Two other petitions to amend the society’s bylaws are up for consideration in Denver, but they will not come up for action until the fall 2015 council meeting in Boston. The “Petition on Member Expulsion” aims to streamline the process for dismissing a member from the society for conduct that injures the society or its reputation or is contrary to its objects. And the “Petition on Preferential Voting” seeks to broaden the use of preferential balloting in elections for director-at-large candidates when necessary to achieve a majority of votes to win an election. ACS already allows for the use of preferential voting—in which voters rank their choices of nominees and candidates, rather than select a single name for each position—in electing the president-elect and district directors.
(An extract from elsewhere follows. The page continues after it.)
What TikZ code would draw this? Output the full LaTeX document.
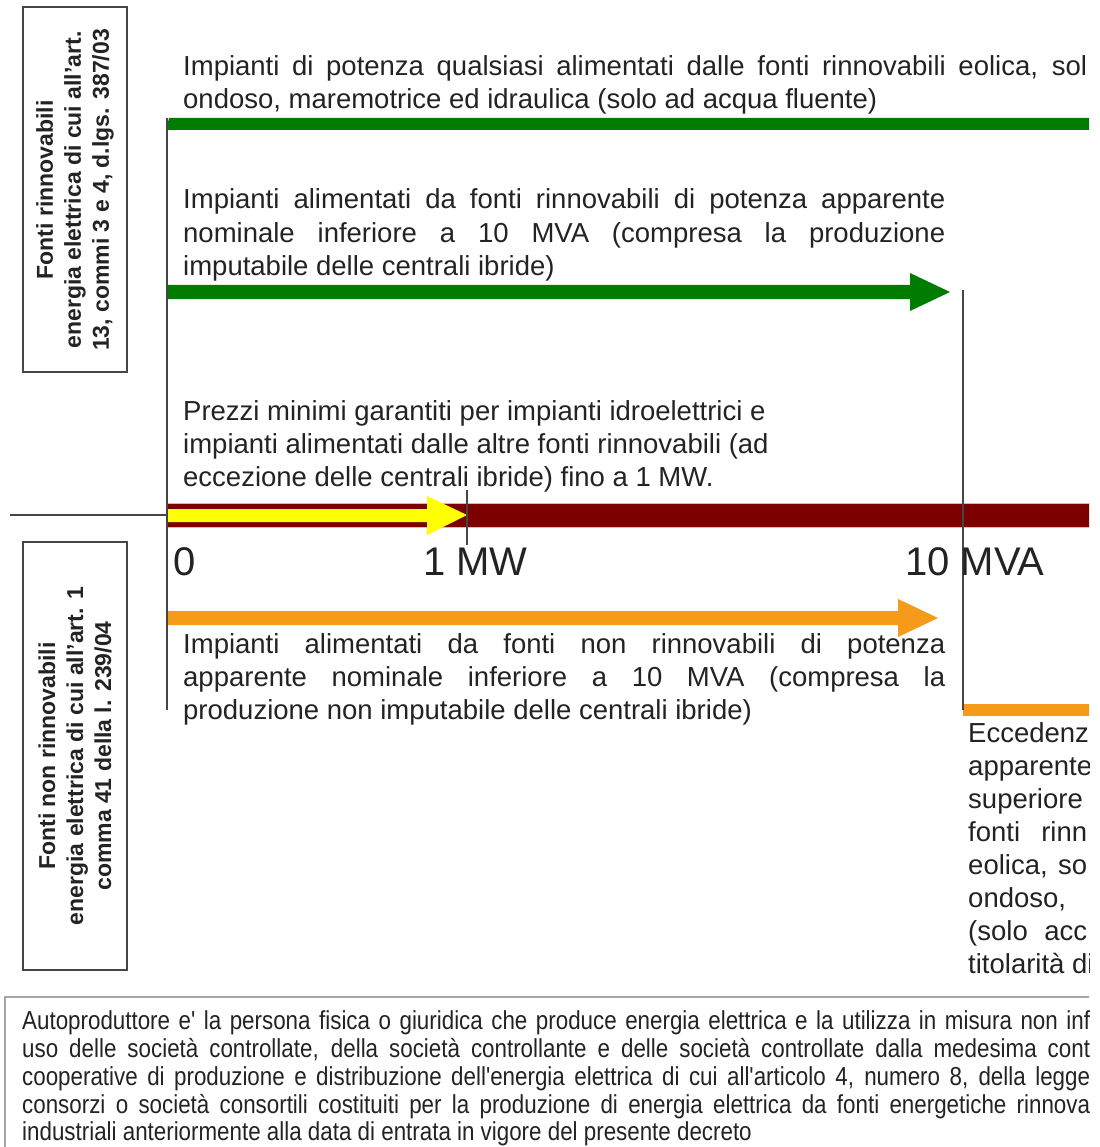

The full text of petitions and associated committee reports is available at www.acs.org/bulletin5 (click on “Petitions”).
Other business before the council includes approval of a $4.00 increase in ACS dues to $162 for 2016.
Also in Denver, the Committee on Committees expects to seek council approval to continue the Committee on Ethics and the Committee on Science.
The ACS Council meeting will be held on Wednesday, March 25, in Centennial Ballroom D–H at the Hyatt Regency Denver at the Colorado Convention Center. All ACS members are encouraged to attend the meeting, which will start at 8 AM.